Game Review - by James Allen
Most of the racing that any of us will undertake on any enclosed track will be in the form of kart racing. It's a proven American pastime to venture out to the local track and then bump the living daylights out of your friends/soon to be enemies. This has been packaged into computer game form in Open Kart, presented to us, the gaming public, by the fine folks at Microids. Following the exploits of a professional league of kart racers, will Open Kart crash its way to victory, or end up buried in a shameful pile of old tires?
The features in Open Kart are pretty impressive, and include a multitude of racing options to undertake. The main draw of Open Kart is the career mode. You can advance your driving prestige through the 100, 125, and 250cc series. You can compete in the normal championship races, which go towards determining the series champion. If you so desire, you can enter amateur races to earn some money on the side: it's kind of like idea behind The Winston Cup in NASCAR (except there are more than one to enter). Each race consists of a Practice session, a Qualifying run, and the race itself. To give yourself more of an advantage, a complete car adjustment system is in place. You can buy replacement parts, make adjustments to your car, and change the installed components. If you are good enough in the series, you can earn extra money from sponsors. This is a complete career mode which should keep those aspiring kart drivers occupied.
If forming a career is too much commitment for you, there are other modes of play available in Open Kart. An arcade mode actually contains a simplified career mode, but without all the bells and whistles found previously. So why would you want to do it? Basic races are single events, where you can setup your car, set weather conditions, number of opponents, and select the kart class and course. In addition, you can practice time attack session, and even play multiplayer. Even with all these impressive features, there isn't a difficulty setting whatsoever. This single abhorrent notion knocks the rating down a notch. Still, the rest of the options available in Open Kart are very good.
There aren't many sounds that you will remember in Open Kart. The collision sounds are all the same, and the engines have the authentic kart whine that is so annoying. It's not that the sounds in Open Kart are not accurate, it's just that they are accurately irritating. This droning covers up any of the environment sounds that are present in the game, and leads your ears ringing with ineptitude.
The gameplay is Open Kart is covered by the driving model, and there are enough problems here to discourage most casual karting fans from the game. First off, as I stated earlier, there is no adjustment of difficulty, which makes the game entirely too hard for beginners, and entirely too easy for veterans. On top of this, it looks like the kart driving model is a little bit more simplistic than it should be. Now, I'll be the first to admit that I've never driven a kart professionally, but it just doesn't feel right. You can learn each track in a matter of a couple of laps, and, as you start the game, it appears that the AI drivers have a bit of an unfair advantage over you, constantly getting more acceleration and more grip than you are. This may be due to the setup of the car, but this is still present in places where changing the attributes of your car are not available. Also, there is absolutely no difference that I can see in the driving model between arcade and career mode, so jumping modes does not make any difference, and keeps the same weird driving in place. In addition, you cannot veer very far off the paved surface, eliminating any off roading and advantages of shortcuts. As for the AI, the drivers will bump and grind to gain an advantage and pass you by, so we are not presented with simplified computer opponents. Still, the physics of driving seems so off that the game loses any feeling of fun.

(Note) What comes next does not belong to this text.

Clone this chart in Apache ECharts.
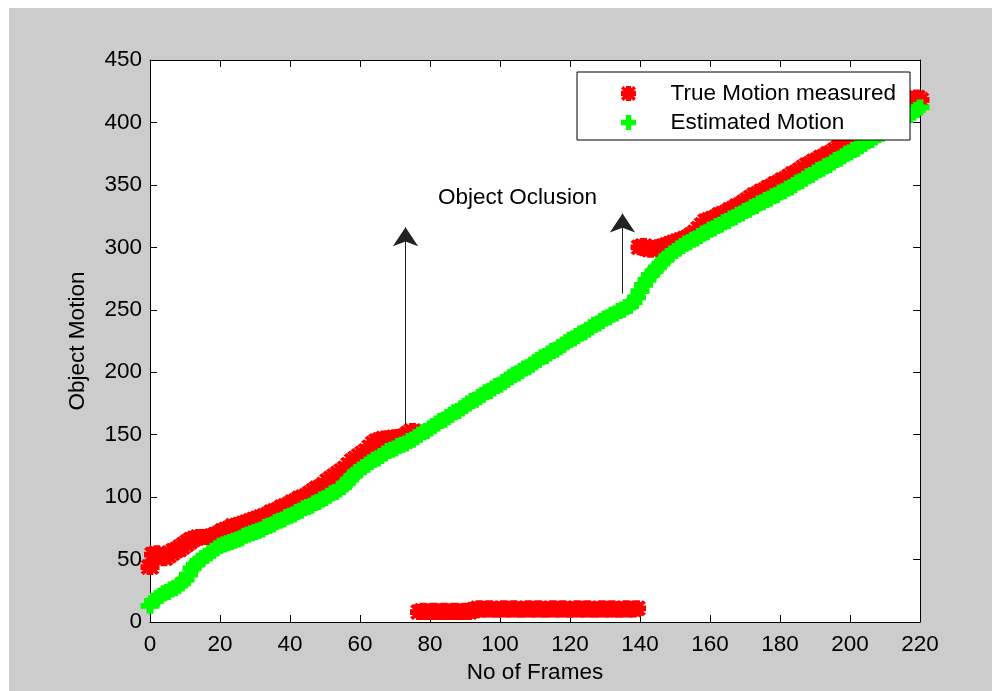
<!DOCTYPE html>
<html>
<head>
<meta charset="utf-8">
<title>Object Motion</title>
<script src="https://cdn.jsdelivr.net/npm/echarts@6/dist/echarts.min.js"></script>
<style>
  html, body { margin: 0; padding: 0; background: #fff; }
  #bg { position: absolute; left: 9px; top: 8px; width: 983px; height: 683px; background: #cccccc; }
  #main { position: absolute; left: 0; top: 0; width: 992px; height: 691px; }
</style>
</head>
<body>
<div id="bg"></div>
<div id="main"></div>
<script>
// 真实测量值 (frame 0..220)
const trueMotion = [
  44, 54, 55, 52, 51, 53, 55, 57, 58, 60,
  62, 64, 66, 67, 68, 68, 68, 68, 69, 70,
  71, 73, 74, 75, 77, 77, 78, 79, 80, 81,
  82, 83, 84, 85, 86, 88, 89, 90, 92, 93,
  94, 96, 97, 99, 100, 101, 103, 105, 107, 108,
  110, 113, 115, 117, 119, 121, 123, 126, 129, 131,
  133, 135, 137, 140, 143, 145, 146, 147, 147, 147,
  148, 148, 148, 149, 151, 153, 152,
  // 遮挡段
  8, 9, 8, 8, 9, 8, 8, 9, 8, 8, 9, 8, 8, 9, 8, 9,
  10, 11, 10, 10, 11, 10, 10, 10, 11, 10,
  10, 11, 10, 10, 10, 11, 10, 10, 11, 10,
  10, 10, 11, 10, 10, 11, 10, 10, 10, 11,
  10, 10, 11, 10, 10, 10, 11, 10, 10, 11,
  10, 10, 10, 11, 10, 10, 11,
  300, 301, 299, 298, 299, 300, 300, 301, 302, 303,
  304, 305, 306, 307, 308, 310, 312, 315, 318, 321,
  322, 323, 324, 326, 327, 328, 330, 331, 333, 334,
  336, 338, 340, 342, 343, 345, 346, 348, 349, 351,
  352, 354, 355, 357, 359, 360, 362, 364, 366, 367,
  369, 370, 372, 373, 375, 376, 378, 380, 381, 383,
  385, 386, 388, 389, 391, 393, 394, 396, 398, 399,
  401, 403, 404, 406, 408, 410, 412, 415, 419, 420,
  418
];
// 估计值
const estMotion = [
  13, 17, 19, 21, 23, 24, 26, 27, 29, 31,
  34, 38, 43, 46, 49, 51, 53, 55, 57, 59,
  61, 62, 63, 64, 65, 66, 67, 69, 70, 71,
  72, 73, 74, 76, 77, 78, 80, 81, 82, 84,
  85, 86, 88, 89, 91, 92, 93, 95, 96, 98,
  99, 101, 103, 104, 106, 108, 111, 114, 117, 120,
  122, 124, 126, 128, 130, 131, 133, 135, 137, 138,
  139, 141, 142, 143, 145, 146, 148, 150, 152, 153,
  155, 157, 159, 161, 162, 164, 166, 168, 169, 171,
  173, 175, 177, 178, 180, 182, 184, 185, 187, 189,
  190, 192, 194, 196, 198, 199, 201, 203, 204, 206,
  208, 210, 212, 213, 215, 217, 218, 220, 222, 224,
  226, 227, 229, 231, 232, 234, 236, 238, 239, 241,
  243, 244, 246, 247, 249, 250, 252, 253, 256, 260,
  265, 270, 274, 278, 281, 284, 287, 290, 293, 295,
  297, 299, 301, 303, 304, 306, 307, 309, 311, 312,
  314, 315, 317, 318, 320, 321, 323, 324, 326, 327,
  329, 330, 332, 333, 335, 336, 338, 339, 341, 342,
  344, 345, 347, 348, 350, 352, 353, 355, 357, 358,
  360, 362, 363, 365, 366, 368, 370, 371, 373, 375,
  376, 378, 379, 381, 383, 385, 386, 388, 390, 391,
  393, 395, 397, 398, 400, 402, 404, 406, 408, 410,
  412
];
const seriesNames = ["True Motion measured", "Estimated Motion"];
// 坐标轴刻度
const xTicks = [0, 220, 20];
const yTicks = [0, 450, 50];
// 标注 (数据坐标)
const arrows = [
  [[73, 158], [73, 316]],
  [[135, 263], [135, 327]],
];
const noteText = "Object Oclusion";
const notePos = [105, 340];

(function () {
  let font = "'Liberation Sans', Arial, sans-serif";
  let fs = 22.5;
  let plusPath = "path://M3.2,0H6.8V3.2H10V6.8H6.8V10H3.2V6.8H0V3.2H3.2Z";
  let starPath = plusPath +
    " M0,1.6L1.6,0L10,8.4L8.4,10Z M8.4,0L10,1.6L1.6,10L0,8.4Z";
  let black = { color: "#000", width: 1 };

  function xAxis(pos, labels) {
    return {
      type: "value",
      position: pos,
      min: xTicks[0],
      max: xTicks[1],
      interval: xTicks[2],
      axisLine: { show: true, onZero: false, lineStyle: black },
      axisTick: { show: true, inside: true, length: 7, lineStyle: black },
      axisLabel: { show: labels, color: "#000", fontSize: fs, fontFamily: font, margin: 11 },
      splitLine: { show: false },
    };
  }
  function yAxis(pos, labels) {
    return {
      type: "value",
      position: pos,
      min: yTicks[0],
      max: yTicks[1],
      interval: yTicks[2],
      axisLine: { show: true, onZero: false, lineStyle: black },
      axisTick: { show: true, inside: true, length: 7, lineStyle: black },
      axisLabel: { show: labels, color: "#000", fontSize: fs, fontFamily: font, margin: 8 },
      splitLine: { show: false },
    };
  }

  let xBottom = xAxis("bottom", true);
  xBottom.name = "No of Frames";
  xBottom.nameLocation = "middle";
  xBottom.nameGap = 38;
  xBottom.nameTextStyle = { color: "#000", fontSize: fs, fontFamily: font };
  let yLeft = yAxis("left", true);
  yLeft.name = "Object Motion";
  yLeft.nameLocation = "middle";
  yLeft.nameGap = 61;
  yLeft.nameTextStyle = { color: "#000", fontSize: fs, fontFamily: font };

  let option = {
    animation: false,
    backgroundColor: "transparent",
    grid: {
      left: 150,
      top: 60,
      width: 770,
      height: 562,
      show: true,
      backgroundColor: "#fff",
      borderWidth: 0,
    },
    xAxis: [xBottom, xAxis("top", false)],
    yAxis: [yLeft, yAxis("right", false)],
    legend: {
      orient: "vertical",
      left: 577,
      top: 72,
      width: 335,
      padding: [10, 14, 6, 44],
      itemWidth: 74,
      itemHeight: 15,
      itemGap: 6,
      backgroundColor: "#fff",
      borderColor: "#000",
      borderWidth: 1,
      textStyle: { color: "#000", fontSize: fs, fontFamily: font },
      data: [
        { name: seriesNames[0], icon: starPath },
        { name: seriesNames[1], icon: plusPath },
      ],
    },
    series: [
      {
        name: seriesNames[0],
        type: "scatter",
        data: trueMotion.map(function (v, i) { return [i, v]; }),
        symbol: starPath,
        symbolSize: [19, 16],
        clip: false,
        itemStyle: { color: "#ff0000", opacity: 1 },
        emphasis: { disabled: true },
        markLine: {
          silent: true,
          symbol: ["none", "arrow"],
          symbolSize: 19,
          label: { show: false },
          lineStyle: { color: "#222", width: 1, type: "solid" },
          emphasis: { disabled: true },
          data: arrows.map(function (a) {
            return [{ coord: a[0] }, { coord: a[1] }];
          }),
        },
      },
      {
        name: seriesNames[1],
        type: "scatter",
        data: estMotion.map(function (v, i) { return [i, v]; }),
        symbol: plusPath,
        symbolSize: [19, 16],
        clip: false,
        itemStyle: { color: "#00ff00", opacity: 1 },
        emphasis: { disabled: true },
        markPoint: {
          silent: true,
          symbol: "circle",
          symbolSize: 1,
          itemStyle: { color: "rgba(0,0,0,0)" },
          label: {
            show: true,
            position: "inside",
            formatter: noteText,
            color: "#000",
            fontSize: fs,
            fontFamily: font,
          },
          data: [{ coord: notePos }],
        },
      },
    ],
  };
  let mychart = echarts.init(document.getElementById("main"));
  mychart.setOption(option);
})();
</script>
</body>
</html>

I have to say that I was pretty impressed with most of the graphics found in Open Kart, barring one crucial areas. The drivers and karts are very detailed, showing accurate depictions of both the helmets, uniforms, and chassis. The environments, while they are mostly bland, also have an air of genuineness to them. The karts themselves leave plenty of skid s of the track surface and small puffs of smoke in the air, showing the areas of past action. There are even sun flare settings. During rain, lots of gray lines dot the screen, giving the illusion of, well, rain.
Now then, the most disappointing aspect of the graphics in Open Kart, by far, is the lack of any damage modeling. I though that we were in the age of racing games where damage was finally a standard addition, but this is not the case in Open Kart. There is absolutely no indication of how much damage your vehicle has taken during the race, either in crumpled metal form or even a little gauge. This is an inexcusable blunder in today's racing et, and one that I am completely surprised was left out. Add this to the fact that the game continually slows down when many karts are present on the screen (to a crawl), then rapidly speeds back up, which usually leads to an unwanted impact with the wall. Ouch.
I recall the summer days in which I played Super Mario Kart continuously. Open Kart is not one of these games, but a realistic depiction of professional kart racing. With nice features and good graphics, it would seem that Open Kart would soar to the pole position. But, a simplistic racing model coupled with no difficulty settings makes Open Kart just an average racing game. Still, there are barely any kart racing games available on any platform, so I suppose that those looking for a reasonable representation of this genre of racing will be satisfied for a period of time.